Chef Droginske Assists with Creation of New Oglebay Way

Justin “Jug” Droginske decided to try the food industry. At the time he thought to himself, “I like eating food, so why not make what I like?

He was hired at a couple of eateries around the Valley, but it wasn’t until he was cooking at the former Ye Olde Alpha until he knew food was something of a calling. Now, though, after his past three-plus years as a chef with Oglebay’s Glassworks and the Ihlenfeld Dining Room, great grub is now his gig. Initially, he was a sous chef, but now he watches over all the food.

New Menu Items Arriving Soon at Oglebay Eateries

Keep in mind, though, that “Jug” hails from the South Wheeling neighborhood of the Friendly City, where making perogies and stuffed cabbage rolls are considered works of art that easily replace any processed, frozen TV dinner.

Oglebay Chef Justin Droginske
He has been in the food service industry for 13 years now, but Chef Justin Droginske has been happiest the past three years at Oglebay.

“Justin now is the ‘Chef de Cuisine,’” explained Executive Chef Tom Raymond. “That means he is in charge of the quality and the flavors, and he does an outstanding job.

“I put him in charge of the restaurants because of his abilities and creativity,” he said. “That means he oversees all of the restaurants we have and what they serve, and he does a very good job at it. That’s why he has the title he has here at Oglebay.”

Once upon a time, Droginske now admits, when he would leave a former food service workplace, he seldom thought of anything connected until he walked back into the kitchen. That, though, no longer is true because the “chef of the food” has chosen his life’s career.

“But when you are in this business at this level, and if you want to do well in this business, you have to always be thinking of new ideas,” Chef Raymond said. “Since I came to Oglebay a little more than three years ago, it’s been a pleasure working with Justin because his of talent, his work ethic, and his ideas.”

A chef plating a dish.
Chef Keith Murray (on left) is a recent graduate of the Culinary Arts program at West Virginia Northern, and he enjoys working with Chef Droginske in the Ihlenfeld kitchen.

His Phone Does Ring

Droginske has been recruited by a number of eateries in the Wheeling area the past few months, but to this point the offers haven’t felt right for this South Wheeling native. He’s been lucky, though, gaining a position at The Meadows before jumping to Oglebay Park in 2018.

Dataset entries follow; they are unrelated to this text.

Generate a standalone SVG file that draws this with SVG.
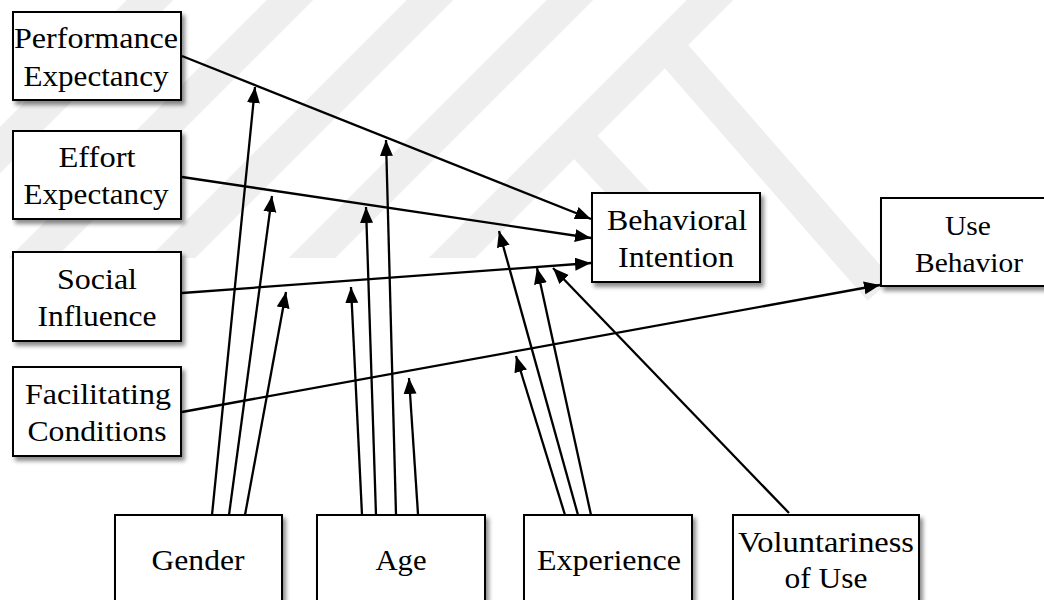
<svg xmlns="http://www.w3.org/2000/svg" width="1044" height="600" viewBox="0 0 1044 600">
  <style>
    .box { fill: #ffffff; stroke: #000000; stroke-width: 2; filter: url(#shadow); }
    .lbl { font-family: 'Liberation Serif', 'Times New Roman', 'DejaVu Serif', serif; font-size: 30px; fill: #000000; text-anchor: middle; }
    .sm { font-size: 28px; }
    .conn { stroke: #000000; stroke-width: 2.3; fill: none; }
    .arr { marker-end: url(#ah); }
    .wm { stroke: #eeeeee; stroke-width: 33; fill: none; stroke-linecap: butt; }
  </style>
  <defs>
    <filter id="shadow" x="-10%" y="-10%" width="130%" height="130%">
      <feDropShadow dx="3" dy="4" stdDeviation="2" flood-color="#000000" flood-opacity="0.45"/>
    </filter>
    <marker id="ah" markerUnits="userSpaceOnUse" markerWidth="17" markerHeight="14" refX="16" refY="6.5" orient="auto">
      <path d="M0,0 L16,6.5 L0,13 Z" fill="#000000"/>
    </marker>
    <clipPath id="wmclip">
      <polygon points="0,0 740,0 590,150 480,258 0,258"/>
    </clipPath>
  </defs>
  <rect x="0" y="0" width="1044" height="600" fill="#ffffff"/>

  <g id="watermark">
    <g clip-path="url(#wmclip)">
      <line class="wm" x1="-20" y1="170" x2="170" y2="-20"/>
      <line class="wm" x1="-20" y1="310" x2="310" y2="-20"/>
      <line class="wm" x1="110" y1="320" x2="450" y2="-20"/>
      <line class="wm" x1="250" y1="320" x2="590" y2="-20"/>
      <line class="wm" x1="390" y1="320" x2="730" y2="-20"/>
    </g>
    <line class="wm" x1="662" y1="40" x2="880" y2="290"/>
    <line class="wm" x1="577" y1="138" x2="700" y2="270"/>
  </g>

  <g id="connectors">
    <line class="conn arr" x1="182" y1="56" x2="591" y2="219"/>
    <line class="conn arr" x1="182" y1="177" x2="591" y2="238"/>
    <line class="conn arr" x1="182" y1="293" x2="591" y2="263"/>
    <line class="conn arr" x1="182" y1="412" x2="880" y2="285"/>
    <line class="conn arr" x1="212" y1="515" x2="255" y2="87"/>
    <line class="conn arr" x1="229" y1="515" x2="272" y2="196"/>
    <line class="conn arr" x1="245" y1="515" x2="286" y2="292"/>
    <line class="conn arr" x1="362" y1="515" x2="351" y2="287"/>
    <line class="conn arr" x1="376" y1="515" x2="366" y2="207"/>
    <line class="conn arr" x1="396" y1="515" x2="386" y2="140"/>
    <line class="conn arr" x1="418" y1="514" x2="409" y2="378"/>
    <line class="conn arr" x1="565" y1="515" x2="516" y2="356"/>
    <line class="conn arr" x1="578" y1="515" x2="499" y2="231"/>
    <line class="conn arr" x1="591" y1="515" x2="537" y2="268"/>
    <line class="conn arr" x1="789" y1="513" x2="553" y2="268"/>
  </g>

  <g id="node-pe">
    <rect class="box" x="13" y="12" width="168" height="88"/>
    <text class="lbl" x="96" y="48" textLength="164" lengthAdjust="spacingAndGlyphs">Performance</text>
    <text class="lbl" x="96" y="86" textLength="145" lengthAdjust="spacingAndGlyphs">Expectancy</text>
  </g>
  <g id="node-ee">
    <rect class="box" x="13" y="131" width="168" height="88"/>
    <text class="lbl" x="97" y="167" textLength="77" lengthAdjust="spacingAndGlyphs">Effort</text>
    <text class="lbl" x="96" y="204" textLength="145" lengthAdjust="spacingAndGlyphs">Expectancy</text>
  </g>
  <g id="node-si">
    <rect class="box" x="13" y="252" width="168" height="89"/>
    <text class="lbl" x="97" y="289" textLength="80" lengthAdjust="spacingAndGlyphs">Social</text>
    <text class="lbl" x="97" y="326" textLength="119" lengthAdjust="spacingAndGlyphs">Influence</text>
  </g>
  <g id="node-fc">
    <rect class="box" x="13" y="367" width="168" height="89"/>
    <text class="lbl" x="98" y="404" textLength="146" lengthAdjust="spacingAndGlyphs">Facilitating</text>
    <text class="lbl" x="97" y="441" textLength="139" lengthAdjust="spacingAndGlyphs">Conditions</text>
  </g>
  <g id="node-bi">
    <rect class="box" x="592" y="193" width="168" height="89"/>
    <text class="lbl" x="677" y="230" textLength="140" lengthAdjust="spacingAndGlyphs">Behavioral</text>
    <text class="lbl" x="676" y="267" textLength="116" lengthAdjust="spacingAndGlyphs">Intention</text>
  </g>
  <g id="node-ub">
    <rect class="box" x="881" y="198" width="172" height="88"/>
    <text class="lbl sm" x="968" y="235" textLength="46" lengthAdjust="spacingAndGlyphs">Use</text>
    <text class="lbl sm" x="969" y="272" textLength="108" lengthAdjust="spacingAndGlyphs">Behavior</text>
  </g>
  <g id="node-gender">
    <rect class="box" x="115" y="515" width="167" height="110"/>
    <text class="lbl" x="198" y="570" textLength="93" lengthAdjust="spacingAndGlyphs">Gender</text>
  </g>
  <g id="node-age">
    <rect class="box" x="317" y="515" width="168" height="110"/>
    <text class="lbl" x="401" y="570" textLength="51" lengthAdjust="spacingAndGlyphs">Age</text>
  </g>
  <g id="node-exp">
    <rect class="box" x="524" y="515" width="168" height="110"/>
    <text class="lbl" x="609" y="570" textLength="144" lengthAdjust="spacingAndGlyphs">Experience</text>
  </g>
  <g id="node-vol">
    <rect class="box" x="733" y="515" width="186" height="110"/>
    <text class="lbl" x="826" y="552" textLength="176" lengthAdjust="spacingAndGlyphs">Voluntariness</text>
    <text class="lbl" x="826" y="588" textLength="83" lengthAdjust="spacingAndGlyphs">of Use</text>
  </g>
</svg>
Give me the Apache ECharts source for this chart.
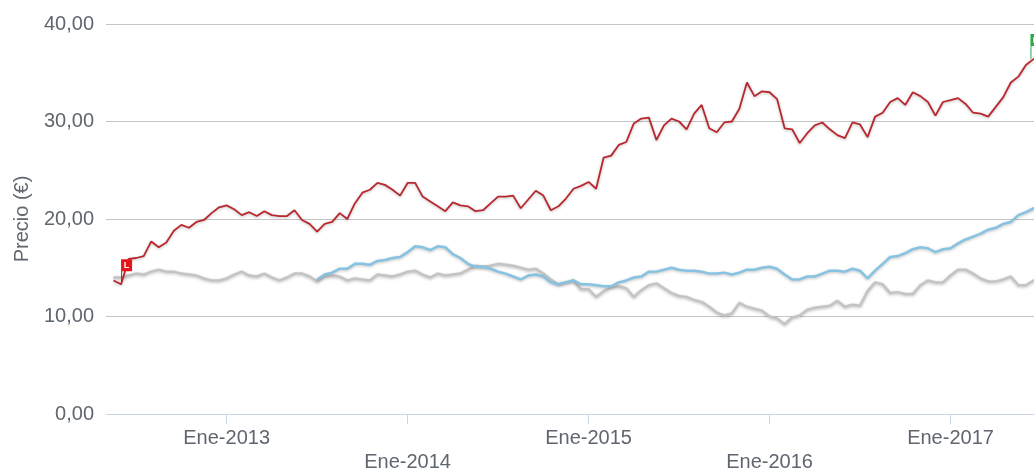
<!DOCTYPE html>
<html>
<head>
<meta charset="utf-8">
<script src="https://cdn.jsdelivr.net/npm/echarts@6/dist/echarts.min.js"></script>
<style>
  html, body { margin: 0; padding: 0; background: #fff; }
  #main { width: 1034px; height: 470px; }
</style>
</head>
<body>
<div id="main"></div>
<script>
var chartDom = document.getElementById('main');
var myChart = echarts.init(chartDom);
var option;

// fechas cada medio mes
const categories = [
  '2012-05-01','2012-05-15','2012-06-01','2012-06-15','2012-07-01','2012-07-15','2012-08-01','2012-08-15',
  '2012-09-01','2012-09-15','2012-10-01','2012-10-15','2012-11-01','2012-11-15','2012-12-01','2012-12-15',
  '2013-01-01','2013-01-15','2013-02-01','2013-02-15','2013-03-01','2013-03-15','2013-04-01','2013-04-15',
  '2013-05-01','2013-05-15','2013-06-01','2013-06-15','2013-07-01','2013-07-15','2013-08-01','2013-08-15',
  '2013-09-01','2013-09-15','2013-10-01','2013-10-15','2013-11-01','2013-11-15','2013-12-01','2013-12-15',
  '2014-01-01','2014-01-15','2014-02-01','2014-02-15','2014-03-01','2014-03-15','2014-04-01','2014-04-15',
  '2014-05-01','2014-05-15','2014-06-01','2014-06-15','2014-07-01','2014-07-15','2014-08-01','2014-08-15',
  '2014-09-01','2014-09-15','2014-10-01','2014-10-15','2014-11-01','2014-11-15','2014-12-01','2014-12-15',
  '2015-01-01','2015-01-15','2015-02-01','2015-02-15','2015-03-01','2015-03-15','2015-04-01','2015-04-15',
  '2015-05-01','2015-05-15','2015-06-01','2015-06-15','2015-07-01','2015-07-15','2015-08-01','2015-08-15',
  '2015-09-01','2015-09-15','2015-10-01','2015-10-15','2015-11-01','2015-11-15','2015-12-01','2015-12-15',
  '2016-01-01','2016-01-15','2016-02-01','2016-02-15','2016-03-01','2016-03-15','2016-04-01','2016-04-15',
  '2016-05-01','2016-05-15','2016-06-01','2016-06-15','2016-07-01','2016-07-15','2016-08-01','2016-08-15',
  '2016-09-01','2016-09-15','2016-10-01','2016-10-15','2016-11-01','2016-11-15','2016-12-01','2016-12-15',
  '2017-01-01','2017-01-15','2017-02-01','2017-02-15','2017-03-01','2017-03-15','2017-04-01','2017-04-15',
  '2017-05-01','2017-05-15','2017-06-01','2017-06-15','2017-07-01'
];

const redValues = [
  null,13.7,13.3,15.9,16.0,16.2,17.7,17.1,17.6,18.8,
  19.4,19.1,19.7,19.9,20.6,21.2,21.4,21.0,20.4,20.7,
  20.3,20.8,20.4,20.3,20.3,20.9,19.9,19.5,18.7,19.5,
  19.7,20.6,20.0,21.6,22.7,23.0,23.7,23.5,23.0,22.4,
  23.7,23.7,22.3,21.8,21.3,20.8,21.7,21.4,21.3,20.8,
  20.9,21.6,22.3,22.3,22.4,21.1,22.0,22.9,22.4,20.9,
  21.3,22.1,23.1,23.4,23.8,23.1,26.3,26.5,27.6,27.9,
  29.8,30.3,30.4,28.1,29.6,30.3,30.0,29.2,30.8,31.7,
  29.3,28.9,29.9,30.0,31.3,34.0,32.6,33.1,33.0,32.3,
  29.3,29.2,27.8,28.8,29.6,29.9,29.2,28.6,28.3,29.9,
  29.7,28.4,30.5,30.9,32.0,32.4,31.7,33.0,32.6,32.0,
  30.6,32.0,32.2,32.4,31.8,30.9,30.8,30.5,31.5,32.5,
  34.0,34.6,35.8,36.4,36.6
];

const blueValues = [
  null,null,null,null,null,null,null,null,null,null,
  null,null,null,null,null,null,null,null,null,null,
  null,null,null,null,null,null,null,null,
  13.8,14.3,14.5,14.9,14.9,15.4,15.4,15.3,15.7,15.8,
  16.0,16.1,16.6,17.2,17.1,16.8,17.2,17.1,16.4,16.0,
  15.4,15.1,15.1,14.9,14.6,14.4,14.1,13.8,14.2,14.3,
  14.1,13.5,13.3,13.5,13.7,13.3,13.3,13.2,13.1,13.1,
  13.5,13.7,14.0,14.1,14.6,14.6,14.8,15.0,14.8,14.7,
  14.7,14.6,14.4,14.4,14.5,14.3,14.5,14.8,14.8,15.0,
  15.1,14.9,14.3,13.8,13.8,14.1,14.1,14.4,14.7,14.7,
  14.6,14.9,14.7,13.9,14.7,15.4,16.1,16.2,16.5,16.9,
  17.1,17.0,16.6,16.9,17.0,17.5,17.9,18.2,18.5,18.9,
  19.1,19.5,19.7,20.4,20.7,21.1,21.4
];

const greyValues = [
  null,14.0,14.0,14.2,14.4,14.3,14.6,14.8,14.6,14.6,
  14.4,14.3,14.2,13.9,13.7,13.7,13.9,14.3,14.6,14.2,
  14.1,14.4,14.0,13.7,14.0,14.4,14.4,14.1,13.6,14.1,
  14.2,14.1,13.7,13.9,13.8,13.7,14.3,14.2,14.1,14.3,
  14.6,14.7,14.3,14.0,14.4,14.2,14.3,14.4,14.8,15.2,
  15.1,15.2,15.4,15.3,15.2,15.0,14.8,14.9,14.4,13.8,
  13.3,13.5,13.7,12.8,12.8,12.0,12.6,13.0,13.1,12.9,
  12.0,12.7,13.2,13.4,12.9,12.4,12.1,12.0,11.7,11.5,
  11.0,10.4,10.1,10.3,11.4,11.0,10.8,10.6,10.0,9.8,
  9.2,9.9,10.1,10.7,10.9,11.0,11.1,11.6,11.0,11.2,
  11.1,12.6,13.5,13.3,12.4,12.5,12.3,12.3,13.2,13.7,
  13.5,13.5,14.2,14.8,14.8,14.4,13.9,13.6,13.6,13.8,
  14.1,13.2,13.2,13.7,13.7
];

// banderas: minimo (L) y maximo (H)
const lowIndex = 2;
const highIndex = 123;

const flagPath = 'path://M0,0H11V12H1V25H0Z';
const textColor = '#5f6670';
const fontFamily = '"Liberation Sans", Arial, sans-serif';

function isJanuary(index, value) {
  return value.slice(5) === '01-01';
}

function flag(idx, value, color, text, dx) {
  return {
    coord: [categories[idx], value],
    symbol: flagPath,
    symbolSize: [11, 25],
    symbolOffset: [5.5 + dx, -12.5],
    itemStyle: { color: color },
    label: {
      show: true,
      formatter: text,
      position: 'inside',
      offset: [0, -6.5],
      color: '#fff',
      fontSize: 9,
      fontWeight: 'bold',
      fontFamily: fontFamily
    }
  };
}

const lineShadow = { shadowBlur: 3, shadowColor: 'rgba(0,0,0,0.25)', shadowOffsetY: 1 };

option = {
  animation: false,
  backgroundColor: '#fff',
  grid: { left: 106, right: -7, top: 24, bottom: 56, outerBoundsMode: 'none' },
  xAxis: {
    type: 'category',
    data: categories,
    boundaryGap: false,
    axisLine: { lineStyle: { color: '#ccd6eb' } },
    axisTick: { interval: isJanuary, length: 10, lineStyle: { color: '#ccd6eb' } },
    axisLabel: {
      interval: isJanuary,
      margin: 12,
      color: textColor,
      fontSize: 20,
      lineHeight: 24,
      fontFamily: fontFamily,
      formatter: function (value) {
        var y = value.slice(0, 4);
        return (y % 2 === 0 ? '\n' : '') + 'Ene-' + y;
      }
    },
    splitLine: { show: false }
  },
  yAxis: {
    type: 'value',
    min: 0,
    max: 40,
    interval: 10,
    name: 'Precio (€)',
    nameLocation: 'middle',
    nameGap: 74,
    nameTextStyle: { color: textColor, fontSize: 20, fontFamily: fontFamily },
    axisLine: { show: false },
    axisTick: { show: false },
    axisLabel: {
      margin: 12,
      color: textColor,
      fontSize: 20,
      fontFamily: fontFamily,
      padding: [4, 0, 0, 0],
      formatter: function (v) { return v.toFixed(2).replace('.', ','); }
    },
    splitLine: { lineStyle: { color: '#c6c6c6', width: 1 } }
  },
  series: [
    {
      name: 'Gris',
      type: 'line',
      data: greyValues,
      showSymbol: false,
      lineStyle: Object.assign({ color: '#c4c4c4', width: 2.5 }, lineShadow),
      itemStyle: { color: '#c4c4c4' },
      z: 2
    },
    {
      name: 'Azul',
      type: 'line',
      data: blueValues,
      showSymbol: false,
      lineStyle: Object.assign({ color: '#86c3e3', width: 2.5 }, lineShadow),
      itemStyle: { color: '#86c3e3' },
      z: 3
    },
    {
      name: 'Rojo',
      type: 'line',
      data: redValues,
      showSymbol: false,
      lineStyle: Object.assign({ color: '#b8282e', width: 1.8 }, lineShadow),
      itemStyle: { color: '#b8282e' },
      z: 4,
      markPoint: {
        silent: true,
        data: [
          flag(lowIndex, redValues[lowIndex], '#e8141b', 'L', 0),
          flag(highIndex, redValues[highIndex], '#2aa84a', 'H', -3)
        ]
      }
    }
  ]
};

myChart.setOption(option);
</script>
</body>
</html>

In the beginning, though, Chef Justin thought he may have made a mistake.

“My first six month here at Oglebay were rough, to say the least. I was hired, and then some misfortunate situation took place concerning the previous executive chef, and he then left,” Droginske recalled. “And then our food service director was out for the whole summer because of an illness, so those first six months were very busy and very confusing for the people who were left.

“And then, in October of that year, Chef Tom came in, and we needed that guidance and leadership in the kitchen. Chef Ashley and I did the day-to-day operations, but we needed someone we could rely on,” he continued. “One of the best parts is that Chef Tom has worked a lot of great places, and since he’s come here, I feel as if he’s taught me what he’s learned at all of those places.”

A chef cutting meat.
Droginske has been put in charge of the food at all eateries at Oglebay Park.

And Then the New Guy

Chef Tom, Droginske admitted, made all the difference.

“Ever since then, this has been the best job I have ever had, and it’s because of his guidance and because of the freedom he allows his staff members to have,” he said with a smile. “He and I wrote six new menus in like two hours, and off we went. Once everything was organized again, things started going very smoothly.

“Before Chef Tom arrived, everything was being done the old Oglebay way, but what we have created since is the new way, and it’s so much better than it was before,” Droginske insisted. “It was about changing the culture, and it was, ‘Get on board or get out.’ We did lose a few cooks, but ultimately we gained others who bought in and have done great things since.”

Chef Tom, who is native of the Ocean City, Md., area, agreed completely.

“Justin has grown a lot since I have been here, and part of that growth is that his creativeness has been unleased,” Raymond explained. “A lot of his creations have appeared on many of our seasonal menus, and they have been very popular. And sometimes, Justin has come to me with ideas, and I ask him what he’s got.

“It’s a back-and-forth thing, and it works because we evolve each other’s ideas,” the executive chef added. “After those conversations, we leave the office, go to the kitchen, and make the idea, and if we like it, it’s a special, or it’s an item on a new menu. But I value his input on a lot of the stuff that we do, and he’s a tremendous asset to me and to what we offer our customers here at Oglebay.”